* Written exercise
Every line below is to be copied exactly, with the pictures left out.

* Dataset excerpts
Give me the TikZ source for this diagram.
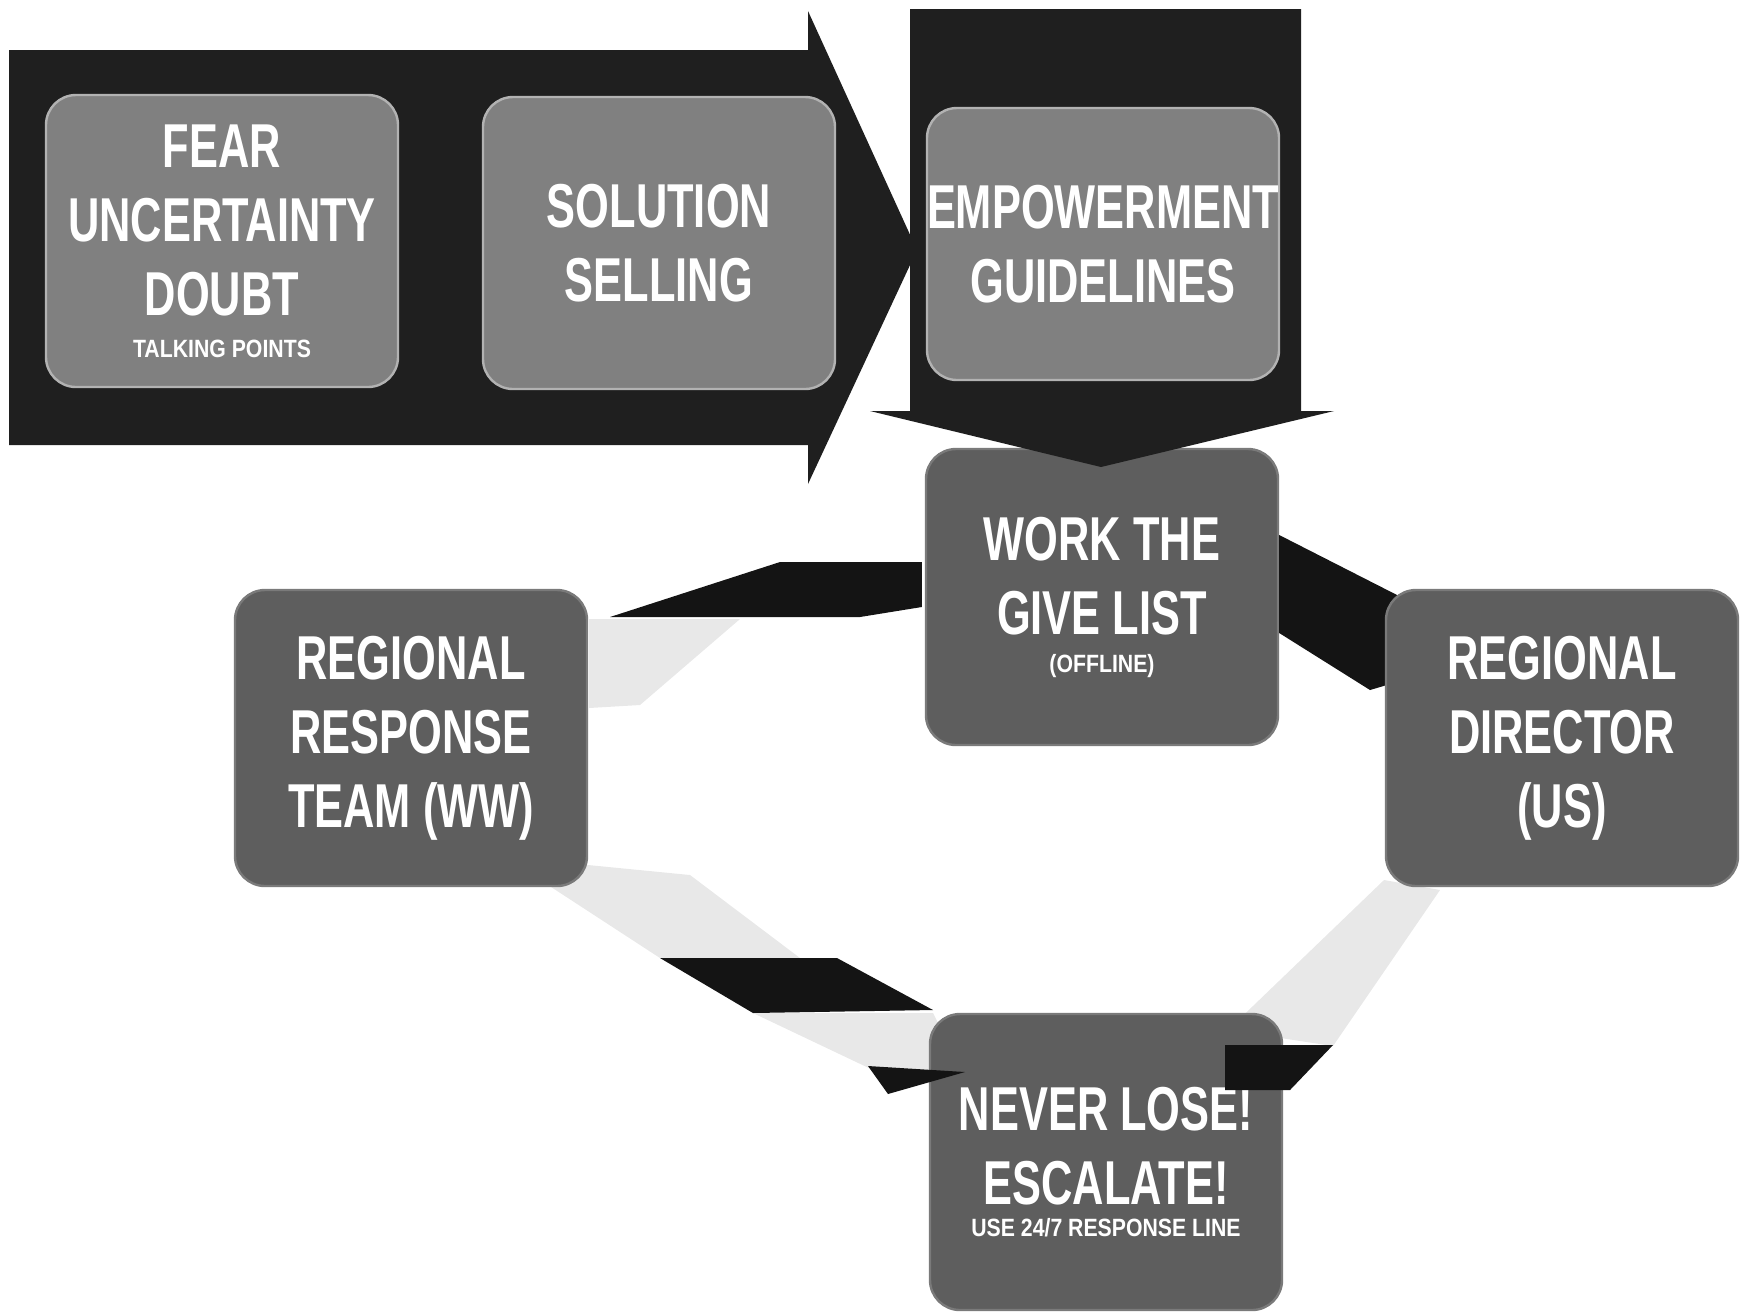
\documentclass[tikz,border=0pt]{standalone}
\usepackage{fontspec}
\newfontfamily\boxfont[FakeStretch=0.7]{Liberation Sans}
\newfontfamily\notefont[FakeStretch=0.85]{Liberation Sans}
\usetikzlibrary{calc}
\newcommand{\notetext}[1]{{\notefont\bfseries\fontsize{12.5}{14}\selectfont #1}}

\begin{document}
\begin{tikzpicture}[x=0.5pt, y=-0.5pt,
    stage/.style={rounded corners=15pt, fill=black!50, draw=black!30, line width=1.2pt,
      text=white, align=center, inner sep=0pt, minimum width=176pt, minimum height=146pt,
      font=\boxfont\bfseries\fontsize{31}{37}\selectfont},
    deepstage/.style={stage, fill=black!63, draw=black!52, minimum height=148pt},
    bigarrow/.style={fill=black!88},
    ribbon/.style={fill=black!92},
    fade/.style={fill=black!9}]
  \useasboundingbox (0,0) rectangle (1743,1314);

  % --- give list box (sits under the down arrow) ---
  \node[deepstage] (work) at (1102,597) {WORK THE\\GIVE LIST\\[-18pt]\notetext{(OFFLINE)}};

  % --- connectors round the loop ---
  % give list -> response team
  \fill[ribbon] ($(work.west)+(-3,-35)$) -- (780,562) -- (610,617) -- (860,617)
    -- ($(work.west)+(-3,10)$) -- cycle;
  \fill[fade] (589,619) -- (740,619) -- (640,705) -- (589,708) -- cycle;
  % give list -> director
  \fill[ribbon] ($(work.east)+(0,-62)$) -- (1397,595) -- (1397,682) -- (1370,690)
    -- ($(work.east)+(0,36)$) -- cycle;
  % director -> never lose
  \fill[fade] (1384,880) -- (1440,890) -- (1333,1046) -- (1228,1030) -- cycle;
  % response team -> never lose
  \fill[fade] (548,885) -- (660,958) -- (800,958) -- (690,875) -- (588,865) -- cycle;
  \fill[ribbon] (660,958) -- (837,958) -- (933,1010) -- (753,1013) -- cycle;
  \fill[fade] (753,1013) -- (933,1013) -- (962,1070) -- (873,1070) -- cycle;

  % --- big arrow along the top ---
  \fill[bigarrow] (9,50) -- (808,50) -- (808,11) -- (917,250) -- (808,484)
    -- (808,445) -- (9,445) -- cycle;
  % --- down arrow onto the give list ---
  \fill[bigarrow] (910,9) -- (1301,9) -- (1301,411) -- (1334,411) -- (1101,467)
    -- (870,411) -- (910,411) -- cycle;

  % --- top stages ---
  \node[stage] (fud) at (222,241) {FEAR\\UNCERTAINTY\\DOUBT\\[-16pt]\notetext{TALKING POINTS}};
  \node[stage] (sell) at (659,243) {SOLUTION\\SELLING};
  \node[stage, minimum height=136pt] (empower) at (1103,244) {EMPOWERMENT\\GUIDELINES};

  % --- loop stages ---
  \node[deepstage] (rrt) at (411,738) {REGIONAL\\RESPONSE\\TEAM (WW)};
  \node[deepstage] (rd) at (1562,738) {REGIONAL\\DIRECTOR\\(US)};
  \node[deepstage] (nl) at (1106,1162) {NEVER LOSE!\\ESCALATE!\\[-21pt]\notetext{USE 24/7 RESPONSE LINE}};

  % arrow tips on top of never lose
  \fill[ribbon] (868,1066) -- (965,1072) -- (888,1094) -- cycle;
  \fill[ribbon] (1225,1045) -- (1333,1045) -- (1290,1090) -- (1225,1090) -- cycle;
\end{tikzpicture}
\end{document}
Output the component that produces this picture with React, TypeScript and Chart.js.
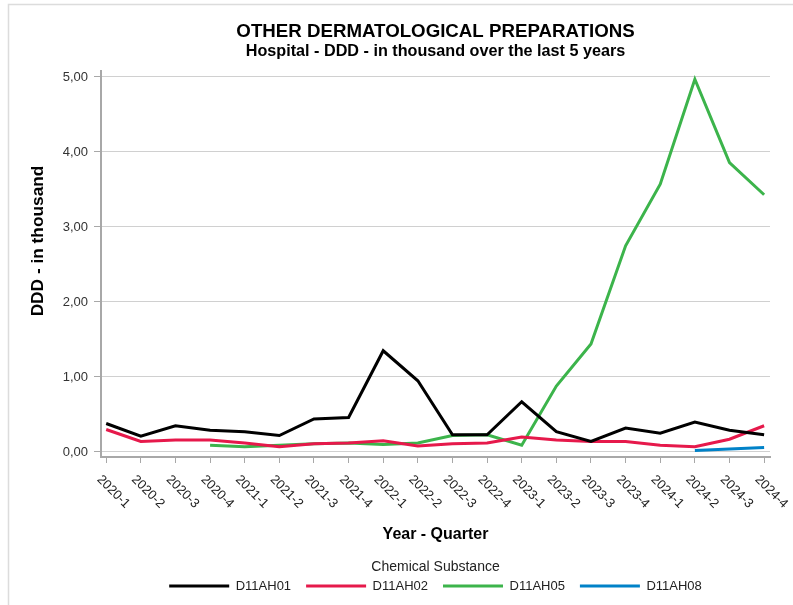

* Correct response
Give me the TikZ source for this diagram.
\documentclass[tikz,border=0pt]{standalone}
\usepackage{fontspec}
\newfontfamily\boxfont[FakeStretch=0.7]{Liberation Sans}
\newfontfamily\notefont[FakeStretch=0.85]{Liberation Sans}
\usetikzlibrary{calc}
\newcommand{\notetext}[1]{{\notefont\bfseries\fontsize{12.5}{14}\selectfont #1}}

\begin{document}
\begin{tikzpicture}[x=0.5pt, y=-0.5pt,
    stage/.style={rounded corners=15pt, fill=black!50, draw=black!30, line width=1.2pt,
      text=white, align=center, inner sep=0pt, minimum width=176pt, minimum height=146pt,
      font=\boxfont\bfseries\fontsize{31}{37}\selectfont},
    deepstage/.style={stage, fill=black!63, draw=black!52, minimum height=148pt},
    bigarrow/.style={fill=black!88},
    ribbon/.style={fill=black!92},
    fade/.style={fill=black!9}]
  \useasboundingbox (0,0) rectangle (1743,1314);

  % --- give list box (sits under the down arrow) ---
  \node[deepstage] (work) at (1102,597) {WORK THE\\GIVE LIST\\[-18pt]\notetext{(OFFLINE)}};

  % --- connectors round the loop ---
  % give list -> response team
  \fill[ribbon] ($(work.west)+(-3,-35)$) -- (780,562) -- (610,617) -- (860,617)
    -- ($(work.west)+(-3,10)$) -- cycle;
  \fill[fade] (589,619) -- (740,619) -- (640,705) -- (589,708) -- cycle;
  % give list -> director
  \fill[ribbon] ($(work.east)+(0,-62)$) -- (1397,595) -- (1397,682) -- (1370,690)
    -- ($(work.east)+(0,36)$) -- cycle;
  % director -> never lose
  \fill[fade] (1384,880) -- (1440,890) -- (1333,1046) -- (1228,1030) -- cycle;
  % response team -> never lose
  \fill[fade] (548,885) -- (660,958) -- (800,958) -- (690,875) -- (588,865) -- cycle;
  \fill[ribbon] (660,958) -- (837,958) -- (933,1010) -- (753,1013) -- cycle;
  \fill[fade] (753,1013) -- (933,1013) -- (962,1070) -- (873,1070) -- cycle;

  % --- big arrow along the top ---
  \fill[bigarrow] (9,50) -- (808,50) -- (808,11) -- (917,250) -- (808,484)
    -- (808,445) -- (9,445) -- cycle;
  % --- down arrow onto the give list ---
  \fill[bigarrow] (910,9) -- (1301,9) -- (1301,411) -- (1334,411) -- (1101,467)
    -- (870,411) -- (910,411) -- cycle;

  % --- top stages ---
  \node[stage] (fud) at (222,241) {FEAR\\UNCERTAINTY\\DOUBT\\[-16pt]\notetext{TALKING POINTS}};
  \node[stage] (sell) at (659,243) {SOLUTION\\SELLING};
  \node[stage, minimum height=136pt] (empower) at (1103,244) {EMPOWERMENT\\GUIDELINES};

  % --- loop stages ---
  \node[deepstage] (rrt) at (411,738) {REGIONAL\\RESPONSE\\TEAM (WW)};
  \node[deepstage] (rd) at (1562,738) {REGIONAL\\DIRECTOR\\(US)};
  \node[deepstage] (nl) at (1106,1162) {NEVER LOSE!\\ESCALATE!\\[-21pt]\notetext{USE 24/7 RESPONSE LINE}};

  % arrow tips on top of never lose
  \fill[ribbon] (868,1066) -- (965,1072) -- (888,1094) -- cycle;
  \fill[ribbon] (1225,1045) -- (1333,1045) -- (1290,1090) -- (1225,1090) -- cycle;
\end{tikzpicture}
\end{document}
Output the component that produces this picture with React, TypeScript and Chart.js.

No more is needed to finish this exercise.